Will We Continue to Ignore the Poor?

Wed, 9/12/2012 - by Jim Wallis, Sojourners

We've got a problem in this country. I know it, you know it, and the politicians know it too, but most won't even say it out loud: poverty. We're bracing ourselves for next month's release of the 2011 numbers - most economists predict that we're looking at the highest rates of poverty in fifty years.

In the years before the recession, we were making some strides. We had programs like Head Start that helped build strong kids from the get-go. We had high employment, and things were moving in the right direction. But even then, when we had budget surpluses, we couldn't get the nation's political leaders to focus on a real commitment to significantly reducing poverty in America. Then the recession hit, and everything changed. Many of those who were in poverty last decade were pushed into "deep" poverty (less than half of the poverty line) and we have an emerging group called the "newly poor"- those suburban families whose houses are under water, who can't pay their gas, and whose six-figure jobs dissolved when the bubbles burst. The face and the type of poverty in this country is changing rapidly: suburbs in the largest metro areas saw their poor populations increase 25 percent from 2000 to 2008 - almost five times faster than in the cities, according to Brookings.

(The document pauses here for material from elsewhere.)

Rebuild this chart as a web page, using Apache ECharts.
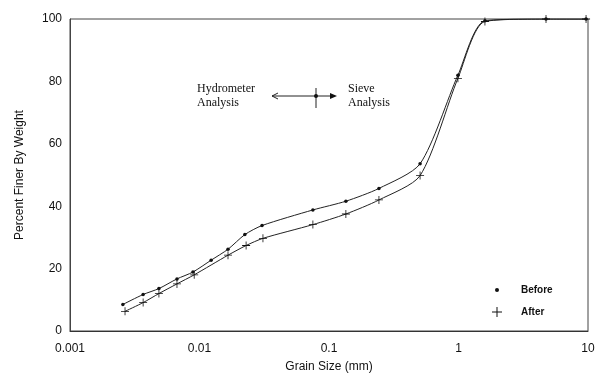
<!DOCTYPE html>
<html>
<head>
<meta charset="utf-8">
<script src="https://cdn.jsdelivr.net/npm/echarts@6/dist/echarts.min.js"></script>
<style>
html, body { margin: 0; padding: 0; background: #fff; }
#chart { width: 609px; height: 378px; }
</style>
</head>
<body>
<div id="chart"></div>
<script>
/* grain sizes (mm) and percent finer */
var beforeSize = [0.00256, 0.00367, 0.00486, 0.0067, 0.0089, 0.0123, 0.0166, 0.0224, 0.0304, 0.0751, 0.135, 0.243, 0.505, 0.99, 1.6, 4.74, 9.66];
var beforePct = [8.5, 11.7, 13.6, 16.7, 18.9, 22.7, 26.2, 30.9, 33.8, 38.8, 41.6, 45.7, 53.6, 82, 99.4, 100, 100];
var afterSize = [0.00266, 0.00367, 0.00486, 0.0067, 0.0091, 0.0166, 0.0229, 0.0309, 0.0751, 0.135, 0.243, 0.505, 0.99, 1.6, 4.74, 9.66];
var afterPct = [6.3, 9.1, 12.0, 15.1, 18.0, 24.3, 27.4, 29.7, 34.1, 37.5, 42.0, 49.8, 81, 99.2, 100, 100];
var yTicks = [0, 20, 40, 60, 80, 100];
var xTicks = ['0.001', '0.01', '0.1', '1', '10'];

var crossPath = 'path://M4.5,0h1v4.5h4.5v1h-4.5v4.5h-1v-4.5h-4.5v-1h4.5z';

var pair = function (xs, ys) {
    return xs.map(function (x, i) { return [x, ys[i]]; });
};

var chart = echarts.init(document.getElementById('chart'));
var sans = 'Liberation Sans, Arial, sans-serif';
var serif = 'Liberation Serif, Times New Roman, serif';

var option = {
    backgroundColor: '#fff',
    animation: false,
    grid: {
        left: 70, right: 21, top: 19, bottom: 42,
        show: true, borderColor: '#444', borderWidth: 1
    },
    xAxis: {
        type: 'log', logBase: 10, min: 0.001, max: 10,
        name: 'Grain Size (mm)', nameLocation: 'middle', nameGap: 30,
        nameTextStyle: { fontFamily: sans, fontSize: 12, color: '#111' },
        axisLine: { lineStyle: { color: '#333', width: 1 } },
        axisTick: { show: false },
        splitLine: { show: false },
        minorTick: { show: false },
        axisLabel: {
            fontFamily: sans, fontSize: 12, color: '#111', margin: 12,
            formatter: function (v) {
                var s = xTicks.filter(function (t) { return Math.abs(parseFloat(t) - v) / v < 1e-6; });
                return s.length ? s[0] : '';
            }
        }
    },
    yAxis: {
        type: 'value', min: yTicks[0], max: yTicks[yTicks.length - 1], interval: 20,
        name: 'Percent Finer By Weight', nameLocation: 'middle', nameGap: 44,
        nameTextStyle: { fontFamily: sans, fontSize: 12, color: '#111' },
        axisLine: { show: true, lineStyle: { color: '#444', width: 1 } },
        axisTick: { show: false },
        splitLine: { show: false },
        axisLabel: { fontFamily: sans, fontSize: 12, color: '#111', margin: 8 }
    },
    legend: [{
        data: ['Before'], orient: 'vertical', left: 490, top: 280,
        icon: 'circle', itemWidth: 4, itemHeight: 4,
        textStyle: { fontFamily: sans, fontSize: 10, fontWeight: 'bold', color: '#111', padding: [0, 0, 0, 17] },
        selectedMode: false
    }, {
        data: ['After'], orient: 'vertical', left: 487, top: 302,
        icon: crossPath, itemWidth: 10, itemHeight: 10,
        textStyle: { fontFamily: sans, fontSize: 10, fontWeight: 'bold', color: '#111', padding: [0, 0, 0, 14] },
        selectedMode: false
    }],
    series: [{
        name: 'Before',
        type: 'line',
        data: pair(beforeSize, beforePct),
        smooth: 0.25,
        symbol: 'circle', symbolSize: 3.5,
        itemStyle: { color: '#111' },
        lineStyle: { color: '#222', width: 1 }
    }, {
        name: 'After',
        type: 'line',
        data: pair(afterSize, afterPct),
        smooth: 0.25,
        symbol: crossPath, symbolSize: 8,
        itemStyle: { color: '#111' },
        lineStyle: { color: '#222', width: 1 }
    }],
    graphic: [
        { type: 'text', left: 197, top: 82, style: { text: 'Hydrometer\nAnalysis', font: '12px ' + serif, lineHeight: 14, fill: '#111' } },
        { type: 'text', left: 348, top: 82, style: { text: 'Sieve\nAnalysis', font: '12px ' + serif, lineHeight: 14, fill: '#111' } },
        { type: 'line', shape: { x1: 272, y1: 96, x2: 334, y2: 96 }, style: { stroke: '#222', lineWidth: 1 } },
        { type: 'polyline', shape: { points: [[278, 93], [272, 96], [278, 99]] }, style: { stroke: '#222', lineWidth: 1, fill: null } },
        { type: 'polygon', shape: { points: [[330, 93], [337, 96], [330, 99]] }, style: { fill: '#111' } },
        { type: 'line', shape: { x1: 316, y1: 88, x2: 316, y2: 108 }, style: { stroke: '#222', lineWidth: 1 } },
        { type: 'circle', shape: { cx: 316, cy: 96, r: 2 }, style: { fill: '#111' } }
    ]
};
chart.setOption(option);
</script>
</body>
</html>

If you're not poor, and you don't have friends who are poor, you might have little clue about what it's like to be in poverty. For too many people before the recession, poverty was about "them." About "those people." Now, poverty is "us" - those sitting next to us in the pews, fellow workers laid off, brothers or sisters with their houses underwater. We have a whole group of hardworking people, through no fault of their own, who are slipping through the cracks and under the poverty line. According to the Census, nearly half of Americans are under the poverty line or barely above it: they are one paycheck, one health crisis, one breath away from falling below that line. Folks who used to donate their used clothes to Salvation Army are now shopping there; families who used to donate to food banks are standing in their ever-growing lines.

We've got a poverty problem in this country, paired with leaders who won't even say the word "poverty," let alone solve the problem. We have a political class, on both sides of the aisle, that is so far removed from the hardships of a normal life that they can't even connect with the middle class, let alone the poor. We've got professional politicians who think they're representing their people, but how can they when they're forced to raise thousands of dollars a day to get re-elected?

We have a system set up for politicians to move farther and farther away from their constituents and into the hands of the donors, the rich, the powerful. Instead of representing their district, they're trolling for money and have lost touch with the people who need them the most - the poor and vulnerable. I don't think all members of Congress came here to overlook the poor, but they were elected into a system that does it for them; in Washington, it's always campaign crunch time, and the pervasive dominance of money in politics has made it nearly impossible for the stories and hardships of the poor to make headway into the national conversations.

The Bible says a nation is judged by how it treats the poor, the vulnerable, and who Jesus called "the least of these." Will we continue to ignore the poor? Will we finally gather the political will in this country now that it's moved to the suburbs and the societal mainstream? Now that it's next to us? Now that it's us?

The poor don't have lobbyists or super PACs to get their voices heard in Washington, and they certainly don't have a real commitment in the party platforms at the conventions this season. So people of faith and conscience will keep beating the drum about poverty and asking each candidate, every candidate, what their policies will do to the least of these. Doesn't the highest American poverty rate in 50 years make this a moral issue - and a political issue?